Building Your Own Confidence Interval (Don't Worry, It's Not Scary!)
So, how do we actually build one of these magical intervals? It’s not as complicated as it sounds, especially when you have a calculator or software to help. The basic idea involves three key ingredients:
1. The Sample Mean: This is your best single guess from your collected data. (Remember our 25 sprinkles?) 2. The Margin of Error: This is how much "wiggle room" you’re adding to your guess. It's calculated based on how spread out your data is and how confident you want to be. 3. The Confidence Level: This is usually expressed as a percentage (like 90%, 95%, or 99%). The higher the confidence level, the wider your interval will be. You're trading precision for certainty. It's a classic trade-off, isn't it?
The formula generally looks something like: Sample Mean ± Margin of Error.
The margin of error itself is usually calculated using something called the standard error (which measures how much the sample mean is likely to vary from the true population mean) and a value from a special distribution (like the z-distribution or t-distribution, depending on your sample size and whether you know the population standard deviation – but don't let those names scare you!).
Think of the standard error as the "stickiness" of your sample. If your sample data is all over the place, your standard error will be higher, leading to a wider interval. If your sample is very consistent, your standard error will be lower, and your interval will be narrower.
Let's Get Practical!
Imagine you're analyzing the average time it takes for your new software to load. You test it 30 times and find the average load time is 3.5 seconds, with a certain amount of variation. You decide you want a 95% confidence interval.
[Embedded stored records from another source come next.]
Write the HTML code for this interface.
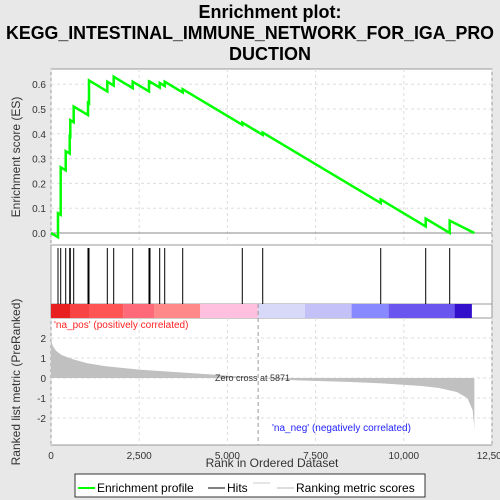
<!DOCTYPE html>
<html><head><meta charset="utf-8"><style>
body{margin:0;background:#e8e8e8;font-family:"Liberation Sans",sans-serif;}
svg{display:block}
</style></head><body>
<svg width="500" height="500" viewBox="0 0 500 500">
<script>
const hitRanks=[198,275,417,530,547,643,1049,1077,1596,1777,2316,2778,2806,3081,3223,3733,5422,6001,9346,10621,11301];
const esPeaks=[0.08,0.265,0.33,0.39,0.455,0.51,0.525,0.615,0.61,0.63,0.61,0.61,0.61,0.605,0.61,0.58,0.445,0.405,0.135,0.058,0.05];
const metricRanks=[0,50,150,300,600,1000,1500,2500,3500,4500,5871,7000,8500,9500,10500,11000,11500,11800,11950,11990,12000];
const metricVals=[1.9,1.6,1.35,1.15,0.95,0.75,0.6,0.42,0.3,0.18,0,-0.12,-0.2,-0.28,-0.4,-0.5,-0.7,-1.0,-1.6,-2.3,-2.6];
const xTicks=[0,2500,5000,7500,10000,12500];
const xTickLabels=["0","2,500","5,000","7,500","10,000","12,500"];
const esTicks=[0,0.1,0.2,0.3,0.4,0.5,0.6];
const metTicks=[2,1,0,-1,-2];
const totalRanks=12000;
const slope=8.5e-5;
</script>
<text x="270" y="18" text-anchor="middle" font-size="18" font-weight="bold">Enrichment plot:</text>
<text x="6" y="39" textLength="488" lengthAdjust="spacingAndGlyphs" font-size="18" font-weight="bold">KEGG_INTESTINAL_IMMUNE_NETWORK_FOR_IGA_PRO</text>
<text x="270" y="60" text-anchor="middle" font-size="18" font-weight="bold">DUCTION</text>
<rect x="51" y="69" width="441" height="376" fill="#fff" stroke="#999"/>
<line x1="51" y1="245" x2="492" y2="245" stroke="#999"/>
<line x1="51" y1="304" x2="492" y2="304" stroke="#999"/>
<line x1="51" y1="318" x2="492" y2="318" stroke="#999"/>
<g id="grid"></g>
<g id="band"></g>
<g id="hits"></g>
<g id="metric"></g>
<g id="es"></g>
<g id="axes"></g>
<text x="20" y="157" transform="rotate(-90 20 157)" text-anchor="middle" font-size="12" fill="#333">Enrichment score (ES)</text>
<text x="20" y="382" transform="rotate(-90 20 382)" text-anchor="middle" font-size="12" fill="#333">Ranked list metric (PreRanked)</text>
<text x="272" y="467" text-anchor="middle" font-size="12" fill="#333">Rank in Ordered Dataset</text>
<text x="54" y="328" font-size="10" fill="#f22">'na_pos' (positively correlated)</text>
<text x="272" y="431" font-size="10" fill="#22f">'na_neg' (negatively correlated)</text>
<text x="215" y="381" font-size="9" fill="#333">Zero cross at 5871</text>
<g>
<rect x="75" y="474" width="350" height="23" fill="#fff" stroke="#333"/>
<line x1="78" y1="488" x2="95" y2="488" stroke="#0f0" stroke-width="2"/>
<text x="97" y="492" font-size="12">Enrichment profile</text>
<line x1="208" y1="488" x2="225" y2="488" stroke="#000" stroke-width="1"/>
<text x="227" y="492" font-size="12">Hits</text>
<line x1="253" y1="483" x2="270" y2="483" stroke="#ccc"/>
<line x1="277" y1="488" x2="294" y2="488" stroke="#bbb"/>
<text x="296" y="492" font-size="12">Ranking metric scores</text>
</g>
<script>
const NS="http://www.w3.org/2000/svg";
const X=r=>51+r*441/12500;
const YE=v=>233-v*248;
const YM=v=>378-v*20;
function mk(tag,attrs,parent){const e=document.createElementNS(NS,tag);for(const k in attrs)e.setAttribute(k,attrs[k]);document.getElementById(parent).appendChild(e);return e;}
xTicks.forEach((t,i)=>{
 const g1=mk('line',{x1:X(t),x2:X(t),y1:69,y2:245,stroke:'#ddd','stroke-dasharray':'3,3'},'grid');
 
 
 const g2=mk('line',{x1:X(t),x2:X(t),y1:318,y2:445,stroke:'#ddd','stroke-dasharray':'3,3'},'grid');
 
 
 const tl=mk('text',{x:X(t),y:459,'text-anchor':'middle','font-size':'10',fill:'#333'},'axes');
 tl.textContent=xTickLabels[i];
 
 
});
esTicks.forEach(t=>{
 const g=mk('line',{x1:51,x2:492,y1:YE(t),y2:YE(t),stroke:t===0?'#888':'#ddd','stroke-dasharray':t===0?'':'3,3'},'grid');
 
 
 const tl=mk('text',{x:46,y:YE(t)+4,'text-anchor':'end','font-size':'10',fill:'#333'},'axes');
 tl.textContent=t.toFixed(1);
 
 
});
metTicks.forEach(t=>{
 const g=mk('line',{x1:51,x2:492,y1:YM(t),y2:YM(t),stroke:'#ddd','stroke-dasharray':'3,3'},'grid');
 
 
 const tl=mk('text',{x:46,y:YM(t)+4,'text-anchor':'end','font-size':'10',fill:'#333'},'axes');
 tl.textContent=String(t);
 
 
});
const bandSegs=[[0,550,'#e82020'],[550,1077,'#f84444'],[1077,2050,'#ff5555'],[2050,2930,'#ff6a7a'],[2930,4230,'#ff8888'],[4230,5871,'#ffc0e0'],[5871,7200,'#d8d8f8'],[7200,8520,'#c4c0f8'],[8520,9570,'#8888ff'],[9570,11440,'#6a55ee'],[11440,11930,'#3311cc']];
bandSegs.forEach(s=>{const r=mk('rect',{x:X(s[0]),y:304,width:X(s[1])-X(s[0]),height:14,fill:s[2]},'band');
 
 });
hitRanks.forEach(h=>{const l=mk('line',{x1:X(h),x2:X(h),y1:248,y2:304,stroke:'#000'},'hits');
 
 });
let pts=[X(0)+','+YM(0)];
metricRanks.forEach((r,i)=>pts.push(X(r)+','+YM(metricVals[i])));
pts.push(X(totalRanks)+','+YM(0));
const area=mk('polygon',{points:pts.join(' '),fill:'#c0c0c0'},'metric');


const zl=mk('line',{x1:X(5871),x2:X(5871),y1:304,y2:445,stroke:'#999','stroke-dasharray':'4,3'},'metric');


let ep=[X(0)+','+YE(0)];let prevR=0,prevV=0;
hitRanks.forEach((h,i)=>{const trough=prevV-(h-prevR)*slope;ep.push(X(h)+','+YE(trough));ep.push(X(h)+','+YE(esPeaks[i]));prevR=h;prevV=esPeaks[i];});
ep.push(X(totalRanks)+','+YE(0));
const es=mk('polyline',{points:ep.join(' '),fill:'none',stroke:'#0f0','stroke-width':'2.5'},'es');


</script>
</svg>
</body></html>
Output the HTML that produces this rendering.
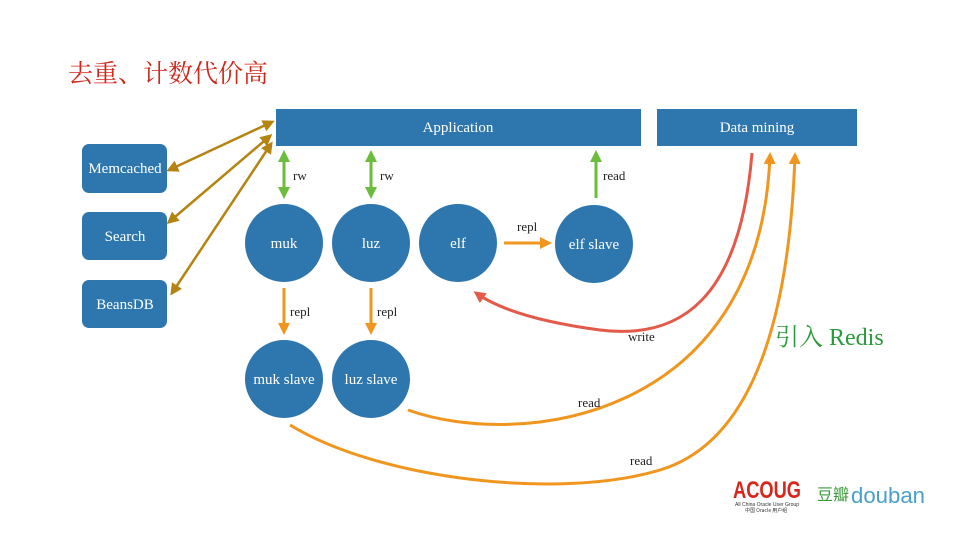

Using statistical software or a handy calculator, you plug in your sample mean, the sample standard deviation, and your desired confidence level. Voila! You might get an interval like (3.2 seconds, 3.8 seconds). This tells you that you’re 95% confident that the true average load time for your software across all possible loads is somewhere between 3.2 and 3.8 seconds.
This is super helpful! If your target was to have an average load time under 3 seconds, you can now see that your current performance, while averaging 3.5 seconds, has a lower bound of 3.2 seconds. That gives you a clear indication that you’re not hitting your target consistently. And you know this without testing millions of loads!
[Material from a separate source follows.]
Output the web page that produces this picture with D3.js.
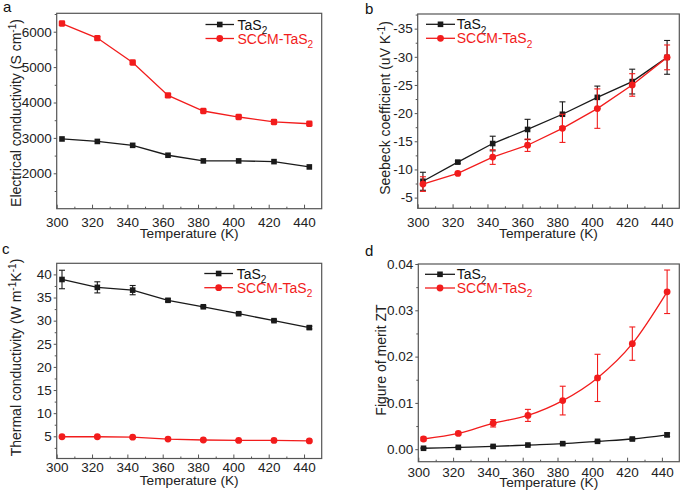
<!DOCTYPE html>
<html>
<head>
<meta charset="utf-8">
<script src="https://cdn.jsdelivr.net/npm/d3@7"></script>
<style>
  html, body { margin: 0; padding: 0; background: #fff; }
  svg { display: block; font-family: "Liberation Sans", Arial, sans-serif; }
</style>
</head>
<body>
<svg id="chart" width="685" height="490"></svg>
<script>
// ---------------- data ----------------
const temps = [303, 323, 343, 363, 383, 403, 423, 443];
const xTicks = [300, 320, 340, 360, 380, 400, 420, 440];
const xMinor = [310, 330, 350, 370, 390, 410, 430, 450];

// (a) electrical conductivity (S cm^-1)
const condTaS2 = [2970, 2900, 2790, 2510, 2350, 2350, 2330, 2180];
const condSCCM = [6230, 5820, 5130, 4200, 3760, 3590, 3450, 3400];
const condTicks = [2000, 3000, 4000, 5000, 6000];
const condMinor = [1500, 2500, 3500, 4500, 5500, 6500];

// (b) Seebeck coefficient (uV K^-1)
const seebTaS2 = [-7.9, -11.3, -14.6, -17.1, -19.8, -22.8, -25.6, -29.9];
const seebTaS2Err = [1.6, 0.2, 1.3, 1.8, 2.2, 2.0, 2.2, 3.0];
const seebSCCM = [-7.4, -9.3, -12.2, -14.3, -17.3, -20.8, -25.0, -29.9];
const seebSCCMErr = [1.3, 0.2, 1.3, 1.1, 2.5, 3.5, 2.0, 2.2];
const seebTicks = [-5, -10, -15, -20, -25, -30, -35];
const seebMinor = [-7.5, -12.5, -17.5, -22.5, -27.5, -32.5, -37.5];

// (c) thermal conductivity (W m^-1 K^-1)
const kapTaS2 = [38.9, 37.2, 36.6, 34.4, 33.0, 31.5, 30.0, 28.5];
const kapTaS2Err = [2.0, 1.2, 1.0, 0.3, 0.2, 0.2, 0.2, 0.3];
const kapSCCM = [4.9, 4.9, 4.8, 4.4, 4.2, 4.1, 4.1, 4.0];
const kapSCCMErr = [0.2, 0.2, 0.2, 0.2, 0.2, 0.2, 0.2, 0.2];
const kapTicks = [5, 10, 15, 20, 25, 30, 35, 40];
const kapMinor = [2.5, 7.5, 12.5, 17.5, 22.5, 27.5, 32.5, 37.5];

// (d) figure of merit ZT
const ztTaS2 = [0.0002, 0.0004, 0.0006, 0.0009, 0.0012, 0.0017, 0.0022, 0.0031];
const ztTaS2Err = [0.0001, 0.0001, 0.0001, 0.0001, 0.0001, 0.0001, 0.0002, 0.0004];
const ztSCCM = [0.0022, 0.0034, 0.0056, 0.0073, 0.0105, 0.0154, 0.0228, 0.0340];
const ztSCCMErr = [0.0004, 0.0003, 0.0008, 0.0013, 0.0031, 0.0051, 0.0036, 0.0047];
const ztTicks = [0.00, 0.01, 0.02, 0.03, 0.04];
const ztMinor = [0.005, 0.015, 0.025, 0.035];

const RED = "#f21c1c";
const BLACK = "#1a1a1a";

const svg = d3.select("#chart");
const fmtInt = d => String(Math.round(d));        // plain hyphen-minus like the original
const fmt2 = d => d.toFixed(2);

function rich(sel, parts, base) {
  let shift = 0;
  parts.forEach(p => {
    const t = sel.append("tspan").text(p.t);
    let dy = 0;
    if (p.sub || p.sup) {
      const target = p.sub ? base * 0.3 : -base * 0.38;
      dy = target - shift; shift = target;
      t.attr("font-size", base * 0.72);
    } else if (shift !== 0) {
      dy = -shift; shift = 0;
    }
    if (dy !== 0) t.attr("dy", dy);
  });
}

function drawMarker(g, type, cx, cy, color) {
  if (type === "square") {
    g.append("rect").attr("x", cx - 2.8).attr("y", cy - 2.8).attr("width", 5.6).attr("height", 5.6)
      .attr("fill", color);
  } else if (type === "rsquare") {
    g.append("rect").attr("x", cx - 3.2).attr("y", cy - 3.2).attr("width", 6.4).attr("height", 6.4)
      .attr("rx", 1.4).attr("fill", color);
  } else {
    g.append("circle").attr("cx", cx).attr("cy", cy).attr("r", 3.4).attr("fill", color);
  }
}

function panel(cfg) {
  const g = svg.append("g");
  const x = d3.scaleLinear().domain([300, 450]).range([cfg.x0, cfg.x1]);
  const y = d3.scaleLinear().domain(cfg.yDomain).range([cfg.y1, cfg.y0]);

  const axL = g.append("g").attr("transform", `translate(${cfg.x0},0)`)
    .call(d3.axisLeft(y).tickValues(cfg.yTicks).tickSizeInner(3).tickSizeOuter(0)
      .tickPadding(2).tickFormat(cfg.fmt));
  const axLm = g.append("g").attr("transform", `translate(${cfg.x0},0)`)
    .call(d3.axisLeft(y).tickValues(cfg.yMinor.filter(v => y(v) >= cfg.y0 - 0.5 && y(v) <= cfg.y1 + 0.5))
      .tickSizeInner(2).tickSizeOuter(0).tickFormat(""));
  const axB = g.append("g").attr("transform", `translate(0,${cfg.y1})`)
    .call(d3.axisBottom(x).tickValues(xTicks).tickSizeInner(-4).tickSizeOuter(0)
      .tickPadding(cfg.xPad).tickFormat(fmtInt));
  const axBm = g.append("g").attr("transform", `translate(0,${cfg.y1})`)
    .call(d3.axisBottom(x).tickValues(xMinor.filter(v => x(v) < cfg.x1 - 1))
      .tickSizeInner(-2).tickSizeOuter(0).tickFormat(""));
  [axL, axLm, axB, axBm].forEach(a => {
    a.select(".domain").remove();
    a.selectAll("line").attr("stroke", "#555").attr("stroke-width", 1);
    a.selectAll("text").attr("font-size", 13.5).attr("fill", "#222")
      .attr("font-family", '"Liberation Sans", Arial, sans-serif');
  });

  g.append("rect").attr("x", cfg.x0).attr("y", cfg.y0)
    .attr("width", cfg.x1 - cfg.x0).attr("height", cfg.y1 - cfg.y0)
    .attr("fill", "none").attr("stroke", "#555").attr("stroke-width", 1.2);

  g.append("text").attr("x", (cfg.x0 + cfg.x1) / 2).attr("y", cfg.xTitleY)
    .attr("text-anchor", "middle").attr("font-size", 13.7).attr("fill", "#222")
    .text("Temperature (K)");
  const yt = g.append("text")
    .attr("transform", `translate(${cfg.yTitleX},${cfg.yTitleC}) rotate(-90)`)
    .attr("text-anchor", "middle").attr("font-size", 14).attr("fill", "#222");
  rich(yt, cfg.yTitle, 14);

  g.append("text").attr("x", cfg.letter[0]).attr("y", cfg.letter[1])
    .attr("font-size", 15).attr("fill", "#111").text(cfg.letter[2]);

  const curve = cfg.curve || d3.curveLinear;
  cfg.series.forEach(s => {
    const pts = temps.map((t, i) => ({ t, v: s.values[i], e: s.err ? s.err[i] : 0 }));
    g.append("path").datum(pts).attr("fill", "none").attr("stroke", s.color)
      .attr("stroke-width", 1.3)
      .attr("d", d3.line().curve(curve).x(d => x(d.t)).y(d => y(d.v)));
    if (s.err) {
      const eg = g.append("g").attr("stroke", s.color).attr("stroke-width", 1.1);
      pts.forEach(d => {
        if (d.e <= 0) return;
        const ya = y(d.v - d.e), yb = y(d.v + d.e), xc = x(d.t);
        eg.append("line").attr("x1", xc).attr("x2", xc).attr("y1", ya).attr("y2", yb);
        eg.append("line").attr("x1", xc - 3).attr("x2", xc + 3).attr("y1", ya).attr("y2", ya);
        eg.append("line").attr("x1", xc - 3).attr("x2", xc + 3).attr("y1", yb).attr("y2", yb);
      });
    }
    pts.forEach(d => drawMarker(g, s.marker, x(d.t), y(d.v), s.color));
  });

  const L = cfg.legend;
  cfg.series.forEach((s, i) => {
    const ly = L.rows[i];
    g.append("line").attr("x1", L.l0).attr("x2", L.l1).attr("y1", ly).attr("y2", ly)
      .attr("stroke", s.color).attr("stroke-width", 1.3);
    drawMarker(g, s.legendMarker || s.marker, (L.l0 + L.l1) / 2, ly, s.color);
    const tx = g.append("text").attr("x", L.tx).attr("y", ly + 5)
      .attr("font-size", 14).attr("fill", s.color === RED ? RED : "#111");
    rich(tx, s.label, 14);
  });
}

const labTaS2 = [{ t: "TaS" }, { t: "2", sub: true }];
const labSCCM = [{ t: "SCCM-TaS" }, { t: "2", sub: true }];

panel({
  x0: 56.7, x1: 321.7, y0: 13.3, y1: 208.7,
  yDomain: [1000, 6520], yTicks: condTicks, yMinor: condMinor, fmt: fmtInt,
  xPad: 8.5, xTitleY: 237.5, yTitleX: 21, yTitleC: 113,
  yTitle: [{ t: "Electrical conductivity (S cm" }, { t: "-1", sup: true }, { t: ")" }],
  letter: [3, 12, "a"],
  legend: { l0: 205.5, l1: 234, tx: 237.5, rows: [24.5, 38.5] },
  series: [
    { values: condTaS2, color: BLACK, marker: "square", label: labTaS2 },
    { values: condSCCM, color: RED, marker: "rsquare", legendMarker: "circle", label: labSCCM }
  ]
});

panel({
  x0: 417.7, x1: 679.3, y0: 14, y1: 208.3,
  yDomain: [-3.1, -37.6], yTicks: seebTicks, yMinor: seebMinor, fmt: fmtInt,
  xPad: 9, xTitleY: 238, yTitleX: 390, yTitleC: 108,
  yTitle: [{ t: "Seebeck coefficient (uV K" }, { t: "-1", sup: true }, { t: ")" }],
  letter: [365, 14, "b"],
  legend: { l0: 426, l1: 455, tx: 456.7, rows: [24.3, 38.3] },
  series: [
    { values: seebTaS2, err: seebTaS2Err, color: BLACK, marker: "square", label: labTaS2 },
    { values: seebSCCM, err: seebSCCMErr, color: RED, marker: "circle", label: labSCCM }
  ]
});

panel({
  x0: 56.7, x1: 321.7, y0: 263.3, y1: 458.5,
  yDomain: [0.2, 42.4], yTicks: kapTicks, yMinor: kapMinor, fmt: fmtInt,
  xPad: 4, xTitleY: 484.5, yTitleX: 21, yTitleC: 357.5,
  yTitle: [{ t: "Thermal conductivity (W m" }, { t: "-1", sup: true }, { t: "K" }, { t: "-1", sup: true }, { t: ")" }],
  letter: [2, 254, "c"],
  legend: { l0: 204.3, l1: 233, tx: 236.7, rows: [273.5, 287.7] },
  series: [
    { values: kapTaS2, err: kapTaS2Err, color: BLACK, marker: "square", label: labTaS2 },
    { values: kapSCCM, err: kapSCCMErr, color: RED, marker: "circle", label: labSCCM }
  ]
});

panel({
  x0: 418.3, x1: 679.3, y0: 264, y1: 461.7,
  yDomain: [-0.0027, 0.04], yTicks: ztTicks, yMinor: ztMinor, fmt: fmt2,
  xPad: 6, xTitleY: 486.5, yTitleX: 386, yTitleC: 360,
  yTitle: [{ t: "Figure of merit ZT" }],
  letter: [365, 256, "d"],
  curve: d3.curveMonotoneX,
  legend: { l0: 425, l1: 455, tx: 456.7, rows: [274.3, 288] },
  series: [
    { values: ztTaS2, err: ztTaS2Err, color: BLACK, marker: "square", label: labTaS2 },
    { values: ztSCCM, err: ztSCCMErr, color: RED, marker: "circle", label: labSCCM }
  ]
});
</script>
</body>
</html>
Making Life More Fun with Confidence Intervals!
Honestly, understanding confidence intervals can inject a little bit of statistical swagger into your life. When you see news reports about poll results or scientific studies, you’ll be able to mentally (or even explicitly!) add that layer of understanding about the margin of error and confidence level. You’ll be a more critical and informed consumer of information.
It’s also a fantastic way to approach everyday questions. Wondering about the average price of a decent cup of coffee in your neighborhood? Want to estimate the average number of steps you take on a typical weekday? You can take a few samples, do some quick calculations (or use an app!), and come up with a confidence interval. It’s like having a personal data detective at your service!
This journey into confidence intervals is all about transforming raw data into meaningful insights. It's about moving beyond just a single number and embracing the nuance of estimation. It's about making smarter, more informed decisions with a comfortable level of certainty.
So, go forth and explore! Don't be afraid of a little math. Embrace the power of the confidence interval. It’s a tool that can demystify the world around you, one estimated mean at a time. You’ve got this, and the world of data is waiting for your curious spirit!